Objawy mają destrukcyjny wpływ na życie zawodowe, ale nie tylko. Cierpią relacje społeczne, rodzinne, towarzyskie. Dlatego, zanim pojawią się pierwsze niepokojące, warto uzbroić się w mechanizmy obronne.

Zdiagnozuj przyczynę

Zastanów się, co stresuje cię najczęściej i przygotuj indywidualny plan działania. Możesz oprzeć go na 4 prostych krokach. Na początku zastanów się, jakie sytuacje w twojej pracy wywołują największe napięcie? Wypisz je, a potem uszereguj, zaczynając od tych, które stresują cię najbardziej. Zastanów się, co możesz zrobić, aby ograniczyć występowanie wymienionych stresorów? Ze wszystkich możliwych opcji, wybierz działania, które wydają się najlepsze i co ważne możliwe do realizacji w danym momencie. Być może wystarczy podjąć proste kroki...

Nie odkładaj obowiązków

Naucz się równomiernie rozkładać swoje obowiązki. Jeśli nie musisz, nie zostawiaj pracy na ostatni moment. Stosy zaległych dokumentów, które leżą na biurku w piątek po południu, każdego mogą wyprowadzić z równowagi. Prawdopodobnie nie zdążysz w jedno popołudnie, dlatego będziesz myślał o pracy przez cały weekend. W poniedziałek, już rano, przed wyjściem do pracy, poczujesz ukłucie w żołądku, wiedząc, co czeka cię na miejscu. Z tego zaklętego koła trudno się wyrwać. Jeśli masz problem z wyrobieniem się w terminie, stwórz listę rzeczy do zrobienia i ustal hierarchię ważności. Najbardziej pilne, a tym samym stresujące rzeczy, rób zawsze na początku.

Sięgnij po zioła

Oczywiście unikanie wszystkich stresujących sytuacji nie jest możliwe. Zakończenie dużego projektu, ważna prezentacja, bilans kwartalny - to wszystko, nie bez powodu, może budzić twój niepokój. Żeby sobie z nim poradzić, warto sięgnąć po ziołowe napary, które bezpiecznie cię uspokoją. Oczywiście, herbatka z melisy nie zawsze zdziała cuda, dlatego warto wypróbować tabletki, które mają w składzie kilka ziół znanych ze swoich właściwości uspokajających i rozluźniających (np. melisę, walerianę, miłorząb japoński, owies, kawę arabską).

Praca to nie wszystko

To bardzo ważne, aby po pracy mieć czas na relaks. Zachowuj odpowiedni balans między pracą a czasem wolnym, przeznaczanym dla rodziny i znajomych. Skup się na swoich pasjach i rozwijaj zainteresowania pozazawodowe. Znajdź czas na ruch i ćwiczenia fizyczne. Nie pozwól, aby praca zawładnęła całym twoim życiem i naucz się odpoczywać. Często traktujemy czas wolny jako stracony, a to ogromny błąd. Myślimy o pracy, bo nie umiemy odpoczywać, a nie umiemy odpoczywać, bo ciągle pracujemy.

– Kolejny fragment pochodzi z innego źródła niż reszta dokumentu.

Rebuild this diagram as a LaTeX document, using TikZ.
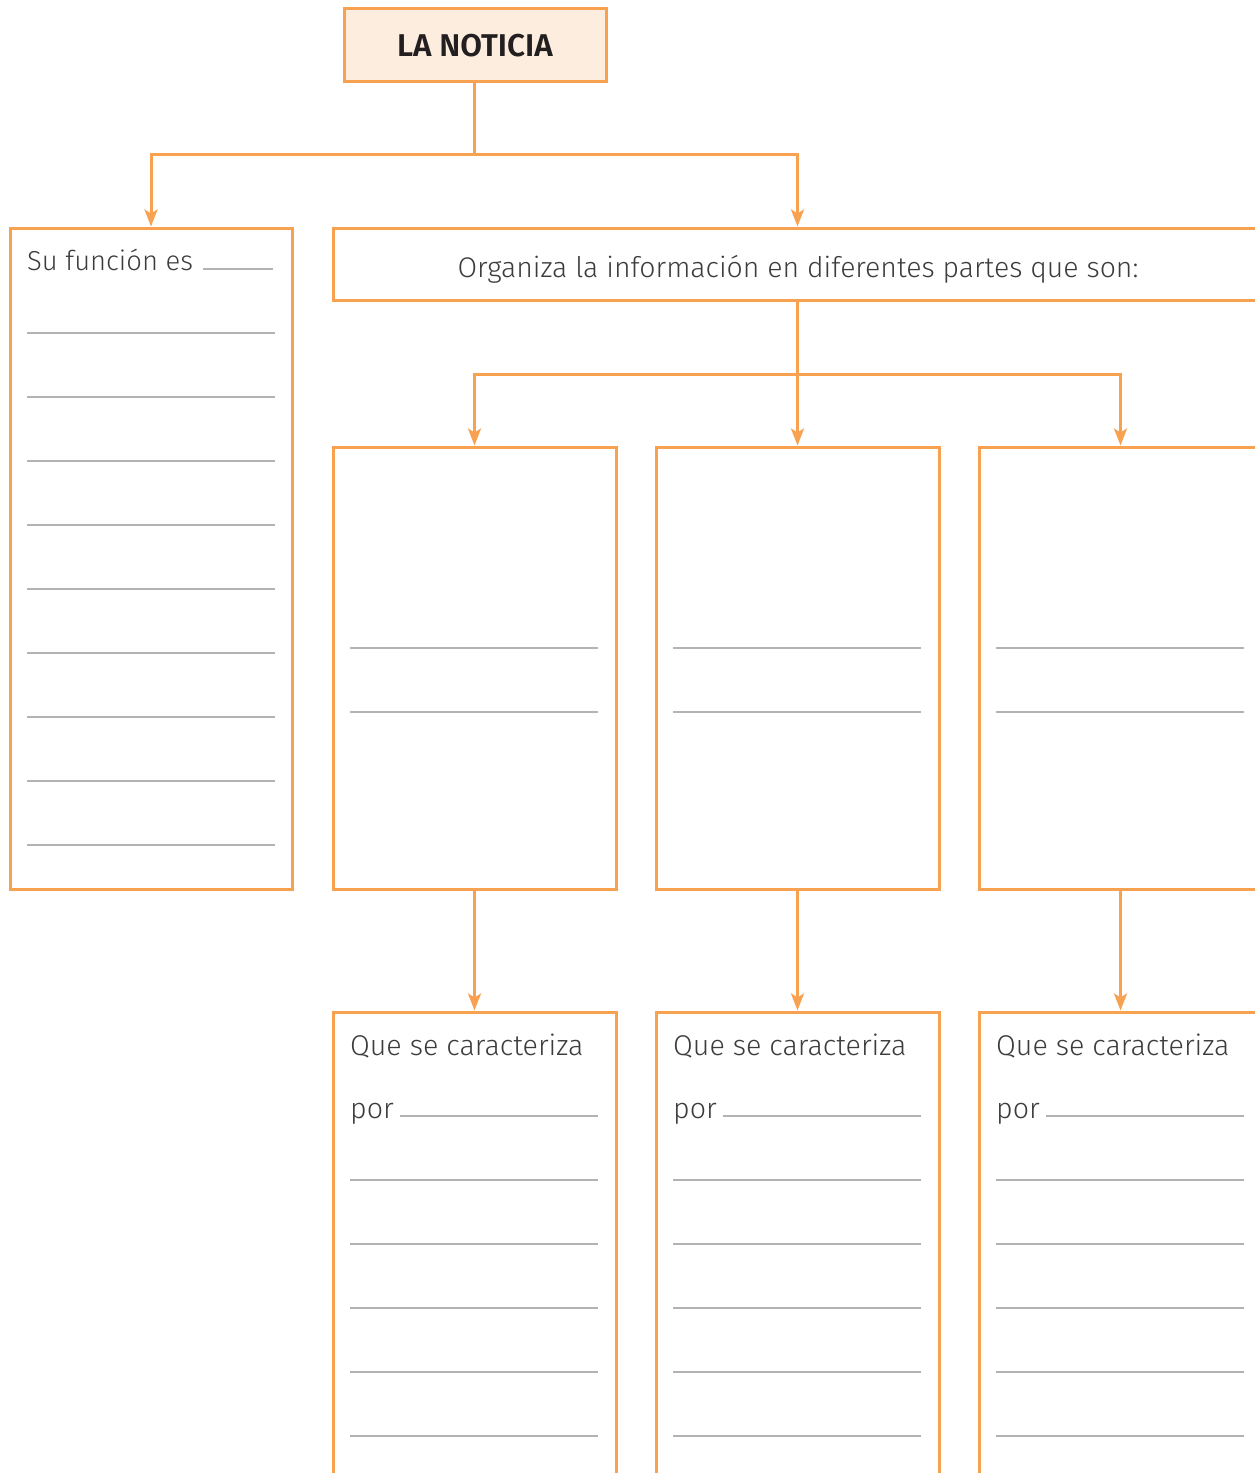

Nie działaj pod wpływem emocji

Reagowanie pod wpływem emocji rzadko wychodzi nam na dobre - także w pracy. Poczekaj, oceń sytuację i dopiero reaguj. Kiedy sytuacja cię zaskoczy i ciężko opanować emocje, ochłoń, wyjdź na chwilę, przemyśl i podejdź zadaniowo do sytuacji. Dzięki temu unikniesz przykrych i niechcianych problemów.

I najważniejsze - naucz się mówić NIE

Jeżeli wiesz, że coś jest ponad twoje siły i chęci, odmawiaj. Nie wszystko, co jest dobre dla innych, jest dobre dla ciebie. W ten sposób wyeliminujesz dodatkowe źródła stresu. Jeśli nie potrafisz otwarcie odmawiać, skorzystaj z formuły "muszę się nad tym zastanowić". Nie stresuj się, daj sobie chwilę i przemyśl prośbę w samotności, bez nacisku z góry. Niestety najmniej korzystne dla nas decyzje podejmujemy pod wpływem chwili, zwłaszcza, jeśli nie mamy czasu ich przemyśleć.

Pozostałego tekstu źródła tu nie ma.